PROBLEM DESCRIPTION: Identify all lines below that hold "page" and collect them.

------------------------------------

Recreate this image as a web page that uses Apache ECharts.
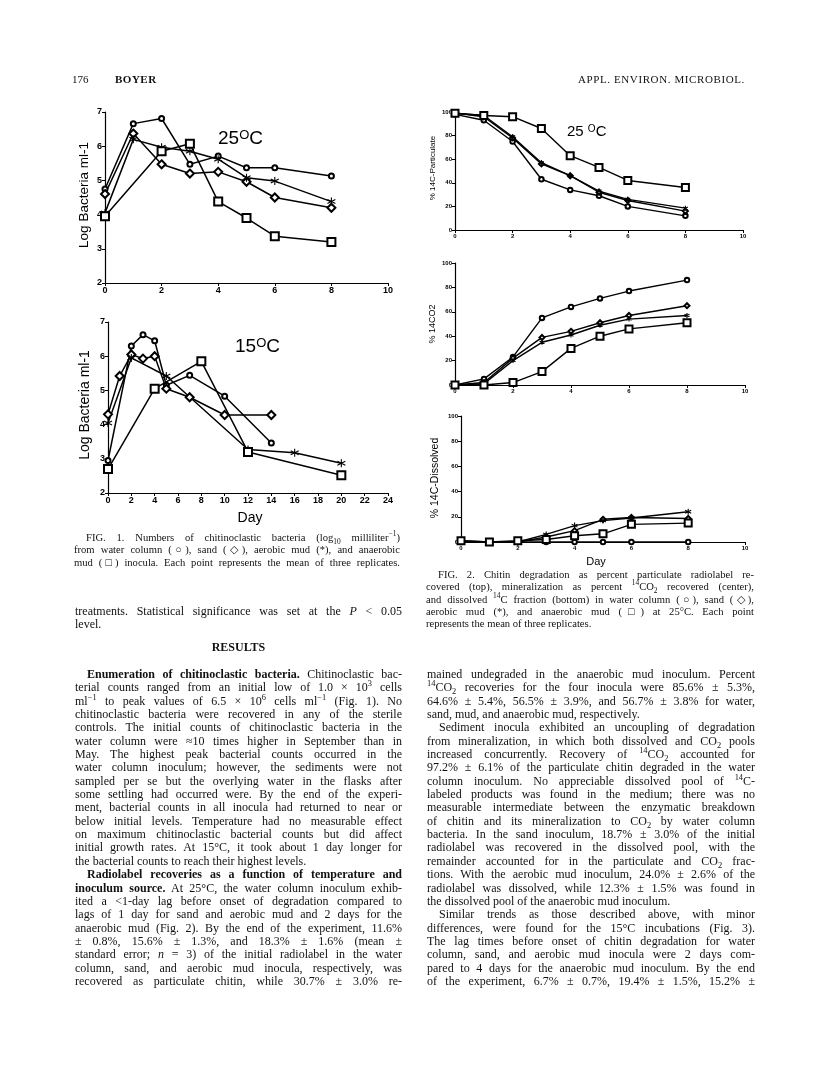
<!DOCTYPE html>
<html><head><meta charset="utf-8">
<script src="https://cdn.jsdelivr.net/npm/echarts@6/dist/echarts.min.js"></script>
<style>
html,body{margin:0;padding:0;background:#fff;}
#page{position:relative;width:816px;height:1080px;overflow:hidden;background:#fff;}
#chart{position:absolute;left:0;top:0;width:816px;height:1080px;}
.txt{position:absolute;font-family:"Liberation Serif","Times New Roman",serif;color:#111;}
.body{font-size:12px;line-height:13.35px;}
.cap{font-size:10.6px;line-height:12.3px;}
.l{white-space:nowrap;overflow:visible;height:13.35px;}
.cap .l{height:12.3px;}
.j{text-align:justify;text-align-last:justify;white-space:normal;}
.ind{padding-left:12px;}
sup,sub{font-size:70%;line-height:0;}
b{font-weight:bold;}
</style></head>
<body><div id="page"><div id="chart"></div>

<div class="txt" style="left:72px;top:73px;font-size:11px;">176</div>
<div class="txt" style="left:115px;top:73px;font-size:11px;font-weight:bold;letter-spacing:0.5px;">BOYER</div>
<div class="txt" style="left:578px;top:73px;font-size:11px;letter-spacing:0.6px;">APPL. ENVIRON. MICROBIOL.</div>

<div class="txt cap" style="left:74px;top:532px;width:326px;">
<div class="l j ind">FIG. 1. Numbers of chitinoclastic bacteria (log<sub>10</sub> milliliter<sup>−1</sup>)</div>
<div class="l j">from water column (○), sand (◇), aerobic mud (*), and anaerobic</div>
<div class="l j">mud (□) inocula. Each point represents the mean of three replicates.</div>
</div>

<div class="txt cap" style="left:426px;top:569px;width:328px;">
<div class="l j ind">FIG. 2. Chitin degradation as percent particulate radiolabel re-</div>
<div class="l j">covered (top), mineralization as percent <sup>14</sup>CO<sub>2</sub> recovered (center),</div>
<div class="l j">and dissolved <sup>14</sup>C fraction (bottom) in water column (○), sand (◇),</div>
<div class="l j">aerobic mud (*), and anaerobic mud (□) at 25°C. Each point</div>
<div class="l">represents the mean of three replicates.</div>
</div>

<div class="txt body" style="left:75px;top:605px;width:327px;">
<div class="l j">treatments. Statistical significance was set at the <i>P</i> &lt; 0.05</div>
<div class="l">level.</div>
</div>
<div class="txt body" style="left:75px;top:641px;width:327px;text-align:center;font-weight:bold;">RESULTS</div>

<div class="txt body" style="left:75px;top:668px;width:327px;">
<div class="l j ind"><b>Enumeration of chitinoclastic bacteria.</b> Chitinoclastic bac-</div>
<div class="l j">terial counts ranged from an initial low of 1.0 × 10<sup>3</sup> cells</div>
<div class="l j">ml<sup>−1</sup> to peak values of 6.5 × 10<sup>6</sup> cells ml<sup>−1</sup> (Fig. 1). No</div>
<div class="l j">chitinoclastic bacteria were recovered in any of the sterile</div>
<div class="l j">controls. The initial counts of chitinoclastic bacteria in the</div>
<div class="l j">water column were ≈10 times higher in September than in</div>
<div class="l j">May. The highest peak bacterial counts occurred in the</div>
<div class="l j">water column inoculum; however, the sediments were not</div>
<div class="l j">sampled per se but the overlying water in the flasks after</div>
<div class="l j">some settling had occurred were. By the end of the experi-</div>
<div class="l j">ment, bacterial counts in all inocula had returned to near or</div>
<div class="l j">below initial levels. Temperature had no measurable effect</div>
<div class="l j">on maximum chitinoclastic bacterial counts but did affect</div>
<div class="l j">initial growth rates. At 15°C, it took about 1 day longer for</div>
<div class="l">the bacterial counts to reach their highest levels.</div>
<div class="l j ind"><b>Radiolabel recoveries as a function of temperature and</b></div>
<div class="l j"><b>inoculum source.</b> At 25°C, the water column inoculum exhib-</div>
<div class="l j">ited a &lt;1-day lag before onset of degradation compared to</div>
<div class="l j">lags of 1 day for sand and aerobic mud and 2 days for the</div>
<div class="l j">anaerobic mud (Fig. 2). By the end of the experiment, 11.6%</div>
<div class="l j">± 0.8%, 15.6% ± 1.3%, and 18.3% ± 1.6% (mean ±</div>
<div class="l j">standard error; <i>n</i> = 3) of the initial radiolabel in the water</div>
<div class="l j">column, sand, and aerobic mud inocula, respectively, was</div>
<div class="l j">recovered as particulate chitin, while 30.7% ± 3.0% re-</div>
</div>

<div class="txt body" style="left:427px;top:668px;width:328px;">
<div class="l j">mained undegraded in the anaerobic mud inoculum. Percent</div>
<div class="l j"><sup>14</sup>CO<sub>2</sub> recoveries for the four inocula were 85.6% ± 5.3%,</div>
<div class="l j">64.6% ± 5.4%, 56.5% ± 3.9%, and 56.7% ± 3.8% for water,</div>
<div class="l">sand, mud, and anaerobic mud, respectively.</div>
<div class="l j ind">Sediment inocula exhibited an uncoupling of degradation</div>
<div class="l j">from mineralization, in which both dissolved and CO<sub>2</sub> pools</div>
<div class="l j">increased concurrently. Recovery of <sup>14</sup>CO<sub>2</sub> accounted for</div>
<div class="l j">97.2% ± 6.1% of the particulate chitin degraded in the water</div>
<div class="l j">column inoculum. No appreciable dissolved pool of <sup>14</sup>C-</div>
<div class="l j">labeled products was found in the medium; there was no</div>
<div class="l j">measurable intermediate between the enzymatic breakdown</div>
<div class="l j">of chitin and its mineralization to CO<sub>2</sub> by water column</div>
<div class="l j">bacteria. In the sand inoculum, 18.7% ± 3.0% of the initial</div>
<div class="l j">radiolabel was recovered in the dissolved pool, with the</div>
<div class="l j">remainder accounted for in the particulate and CO<sub>2</sub> frac-</div>
<div class="l j">tions. With the aerobic mud inoculum, 24.0% ± 2.6% of the</div>
<div class="l j">radiolabel was dissolved, while 12.3% ± 1.5% was found in</div>
<div class="l">the dissolved pool of the anaerobic mud inoculum.</div>
<div class="l j ind">Similar trends as those described above, with minor</div>
<div class="l j">differences, were found for the 15°C incubations (Fig. 3).</div>
<div class="l j">The lag times before onset of chitin degradation for water</div>
<div class="l j">column, sand, and aerobic mud inocula were 2 days com-</div>
<div class="l j">pared to 4 days for the anaerobic mud inoculum. By the end</div>
<div class="l j">of the experiment, 6.7% ± 0.7%, 19.4% ± 1.5%, 15.2% ±</div>
</div>
</div>

<script>
// ---------- DATA ----------
// Fig. 1, 25 C : log bacteria per ml
const f1a_water_days = [0,1,2,3,4,5,6,8];
const f1a_water      = [4.75,6.66,6.81,5.47,5.71,5.37,5.37,5.13];
const f1a_sand_days  = [0,1,2,3,4,5,6,8];
const f1a_sand       = [4.6,6.37,5.47,5.2,5.25,4.96,4.5,4.2];
const f1a_aer_days   = [0,1,2,3,4,5,6,8];
const f1a_aer        = [4.05,6.2,5.97,5.85,5.62,5.08,4.98,4.38];
const f1a_ana_days   = [0,2,3,4,5,6,8];
const f1a_ana        = [3.95,5.85,6.07,4.38,3.9,3.37,3.2];
// Fig. 1, 15 C
const f1b_water_days = [0,2,3,4,5,7,10,14];
const f1b_water      = [2.95,6.3,6.63,6.45,5.15,5.44,4.83,3.46];
const f1b_sand_days  = [0,1,2,3,4,5,7,10,14];
const f1b_sand       = [4.3,5.42,6.05,5.93,6.0,5.05,4.8,4.28,4.28];
const f1b_aer_days   = [0,2,5,12,16,20];
const f1b_aer        = [4.05,5.95,5.42,3.27,3.18,2.87];
const f1b_ana_days   = [0,4,8,12,20];
const f1b_ana        = [2.7,5.05,5.85,3.2,2.52];
// Fig. 2 (25 C), percent of radiolabel
const f2_days = [0,1,2,3,4,5,6,8];
const part_water = [98,93,75,43,34,29,20,12];
const part_sand  = [99,96,78,56,46,32,25,16];
const part_aer   = [99,97,79,57,46,33,26,18.5];
const part_ana   = [99,97,96,86,63,53,42,36];
const co2_water  = [0,5,23,55,64,71,77,86];
const co2_sand   = [0,2,22,39,44,51,57,65];
const co2_aer    = [0,1,20,35,41,49,54,57];
const co2_ana    = [0,0,2,11,30,40,46,51];
const dis_water  = [0,0,0,0,0,0,0,0];
const dis_sand   = [1,0,0,4,9,18,19.5,18.7];
const dis_aer    = [0,0,0,6,13,17,19,24];
const dis_ana    = [1,0,1,2,5,6.5,14,15];

// ---------- CHART ----------
const pairs = (xs, ys) => xs.map((x,i)=>[x, ys[i]]);
const STAR = 'path://M5 0L5 10M0.67 2.5L9.33 7.5M0.67 7.5L9.33 2.5';
const SANS = 'Liberation Sans, Arial, sans-serif';

function ser(idx, data, symbol, size, lw) {
  return {
    type:'line', xAxisIndex:idx, yAxisIndex:idx, data, symbol, symbolSize:size,
    showAllSymbol:true, silent:true, animation:false,
    lineStyle:{color:'#000', width:lw},
    itemStyle:{color: symbol===STAR ? 'rgba(0,0,0,0)' : '#000', borderColor:'#000', borderWidth: symbol===STAR?1.1:1}
  };
}

const grids = [
  {left:105, top:112, width:283, height:171},
  {left:108, top:322, width:280, height:171},
  {left:455, top:112, width:288, height:118},
  {left:455, top:263, width:290, height:122},
  {left:461, top:416, width:284, height:126}
];

function xAx(idx, max, interval, fs) {
  return {type:'value', gridIndex:idx, min:0, max, interval,
    axisLine:{show:true, onZero:false, lineStyle:{color:'#000', width:1.2}},
    axisTick:{show:true, inside:false, length:3, lineStyle:{color:'#000'}},
    axisLabel:{color:'#000', fontSize:fs, fontWeight:'bold', fontFamily:SANS, margin:3},
    splitLine:{show:false}};
}
function yAx(idx, min, max, interval, fs) {
  return {type:'value', gridIndex:idx, min, max, interval,
    axisLine:{show:true, onZero:false, lineStyle:{color:'#000', width:1.2}},
    axisTick:{show:true, inside:false, length:3, lineStyle:{color:'#000'}},
    axisLabel:{color:'#000', fontSize:fs, fontWeight:'bold', fontFamily:SANS, margin:3},
    splitLine:{show:false}};
}

function deg(x, y, num, fs, space) {
  return {type:'text', x, y, silent:true, style:{
    text:'{a|'+num+space+'}{b|O}{a|C}', fill:'#000',
    rich:{a:{fontSize:fs, fontFamily:SANS, fill:'#000'}, b:{fontSize:Math.round(fs*0.68), fontFamily:SANS, verticalAlign:'top', fill:'#000'}}
  }};
}
function vtitle(x, y, text, fs) {
  return {type:'text', x, y, rotation:Math.PI/2, silent:true,
    style:{text, fontSize:fs, fontFamily:SANS, fill:'#000', align:'center', verticalAlign:'middle'}};
}

const chart = echarts.init(document.getElementById('chart'), null, {renderer:'canvas'});
chart.setOption({
  animation:false,
  backgroundColor:'transparent',
  grid: grids,
  xAxis:[xAx(0,10,2,9), xAx(1,24,2,9), xAx(2,10,2,6), xAx(3,10,2,6), xAx(4,10,2,6)],
  yAxis:[yAx(0,2,7,1,9), yAx(1,2,7,1,9), yAx(2,0,100,20,6), yAx(3,0,100,20,6), yAx(4,0,100,20,6)],
  series:[
    ser(0, pairs(f1a_water_days,f1a_water), 'emptyCircle', 5, 1.5),
    ser(0, pairs(f1a_sand_days,f1a_sand), 'emptyDiamond', 8, 1.5),
    ser(0, pairs(f1a_aer_days,f1a_aer), STAR, 8, 1.5),
    ser(0, pairs(f1a_ana_days,f1a_ana), 'emptyRect', 8, 1.5),
    ser(1, pairs(f1b_water_days,f1b_water), 'emptyCircle', 5, 1.5),
    ser(1, pairs(f1b_sand_days,f1b_sand), 'emptyDiamond', 8, 1.5),
    ser(1, pairs(f1b_aer_days,f1b_aer), STAR, 8, 1.5),
    ser(1, pairs(f1b_ana_days,f1b_ana), 'emptyRect', 8, 1.5),
    ser(2, pairs(f2_days,part_water), 'emptyCircle', 4.5, 1.4),
    ser(2, pairs(f2_days,part_sand), 'emptyDiamond', 5, 1.4),
    ser(2, pairs(f2_days,part_aer), STAR, 5, 1.4),
    ser(2, pairs(f2_days,part_ana), 'emptyRect', 7, 1.4),
    ser(3, pairs(f2_days,co2_water), 'emptyCircle', 4.5, 1.4),
    ser(3, pairs(f2_days,co2_sand), 'emptyDiamond', 5, 1.4),
    ser(3, pairs(f2_days,co2_aer), STAR, 5, 1.4),
    ser(3, pairs(f2_days,co2_ana), 'emptyRect', 7, 1.4),
    ser(4, pairs(f2_days,dis_water), 'emptyCircle', 4.5, 1.4),
    ser(4, pairs(f2_days,dis_sand), 'emptyDiamond', 5, 1.4),
    ser(4, pairs(f2_days,dis_aer), STAR, 6, 1.4),
    ser(4, pairs(f2_days,dis_ana), 'emptyRect', 7, 1.4)
  ],
  graphic:[
    deg(218, 129, '25', 19, ''),
    deg(235, 337, '15', 19, ''),
    deg(567, 124, '25', 15, ' '),
    vtitle(84, 195, 'Log Bacteria ml-1', 13.5),
    vtitle(85, 405, 'Log Bacteria ml-1', 14),
    {type:'text', x:250, y:518, silent:true, style:{text:'Day', fontSize:14, fontFamily:SANS, fill:'#000', align:'center', verticalAlign:'middle'}},
    vtitle(433, 168, '% 14C-Particulate', 8),
    vtitle(433, 324, '% 14CO2', 9),
    vtitle(435, 478, '% 14C-Dissolved', 10.5),
    {type:'text', x:596, y:562, silent:true, style:{text:'Day', fontSize:11, fontFamily:SANS, fill:'#000', align:'center', verticalAlign:'middle'}}
  ]
});
</script>
</body></html>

------------------------------------

ANSWER TO THE TASK:
Recreate this image as a web page that uses Apache ECharts.
#page{position:relative;width:816px;height:1080px;overflow:hidden;background:#fff;}
<body><div id="page"><div id="chart"></div>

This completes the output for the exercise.